Potential Real-World Use Cases

Photography Use Cases

The Charmera was tailor-made for spontaneous, everyday photography where technical excellence was never the goal. Pre-launch speculation placed it perfectly in the hands of festival-goers, gap-year travelers, and anyone who wanted a secondary camera that didn’t require any thought whatsoever. The keychain attachment made it uniquely suited to always-on carry — clipped to a bag, looped on a belt, or buried in a jacket pocket alongside keys and coins.

Creative photographers interested in lo-fi aesthetics were also flagged as a natural audience. The Charmera’s limitations — soft focus, low resolution, muted colors are the same characteristics that draw people to expired film, cheap toy cameras, and vintage digicams. For this community, the Charmera represented an affordable, consistent, and endlessly shareable aesthetic tool.

Video Use Cases

Video on the Charmera was positioned as social-first and nostalgic. Short clips for Instagram Reels or TikTok, captured with zero friction and reviewed later on a computer, were the primary use case whispered about in pre-launch discussions. The grainy, soft 1080p output was expected to be a hit with audiences already obsessed with Y2K aesthetics and early-2000s digicam footage.

Target Audience

Gen Z users leading the digicam revival trend were always the primary demographic. Nostalgic millennials who grew up with point-and-shoot cameras in the early 2000s were the secondary audience.

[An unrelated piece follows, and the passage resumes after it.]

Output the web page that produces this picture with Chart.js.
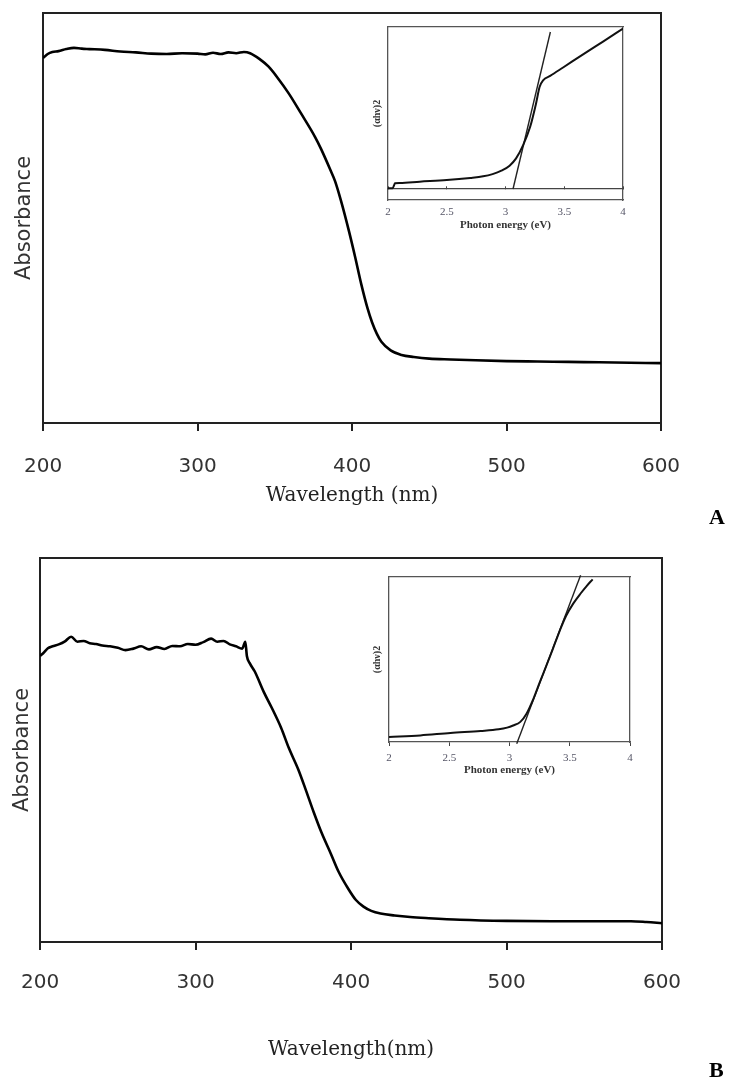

Collectors drawn by the blind-box gamification were a third, entirely distinct group — people who might never even put a MicroSD card in the camera but would display it on a shelf alongside other collectibles.


Possible Pros and Cons (Based on Rumors)

Expected Advantages

  • Extraordinary portability — keychain-sized and light enough to forget you’re carrying it
  • Blind-box collectibility adds a layer of fun and community that no other camera in this space offers
  • Intentionally lo-fi aesthetic delivers exactly the kind of character that photographers and social media users were actively seeking
  • Dead-simple operation removes all friction — no settings, no learning curve, no decision fatigue
  • Extremely low price point makes it an impulse purchase and an easy gift
  • Cultural cachet driven by influencer hype and limited supply created a buzz machine that money typically can’t buy
  • 12 filter and frame looks offer creative variety within the camera’s inherent limitations
  • Inspired by a genuine piece of Kodak history — the 1987 Fling connection gives it real heritage depth

Possible Limitations

  • 1.6MP resolution is genuinely low by any standard, including older smartphone cameras
  • Fixed focus means no control over what’s sharp and what isn’t
  • Tiny 1/4″ sensor guarantees poor low-light performance and minimal dynamic range
  • Blind-box format means you cannot choose your preferred colorway without buying multiple units
  • No wireless connectivity requires physical download via USB-C
  • No screen means there’s no way to review shots in the field
  • MicroSD only not standard SD — requires a specific card type
  • Scalper pricing at launch made the affordable $29.99 MSRP largely inaccessible

Final Thoughts

The Kodak Charmera was one of the most interesting camera product stories in years — not because of what it could do, but because of what it deliberately chose not to do. Before it launched, the rumors painted a picture of a camera that would connect with people on an emotional and cultural level long before it connected on a technical one. That instinct proved exactly right.

As with all rumor-based coverage, it’s worth noting that specs and packaging details can shift between the leak stage and final production. The Charmera delivered almost exactly what the leaks promised, which in itself is a testament to how clearly defined the product concept was from the beginning.

Is the Kodak Charmera worth waiting for or buying the moment it’s in stock? If you approach it as a collectible accessory that also happens to take lo-fi photos, the answer is almost certainly yes. If you need reliable image quality, working autofocus, or a screen to review your shots, look elsewhere. But if you want the most fun a single charge and a MicroSD card can buy, the Charmera delivers exactly that.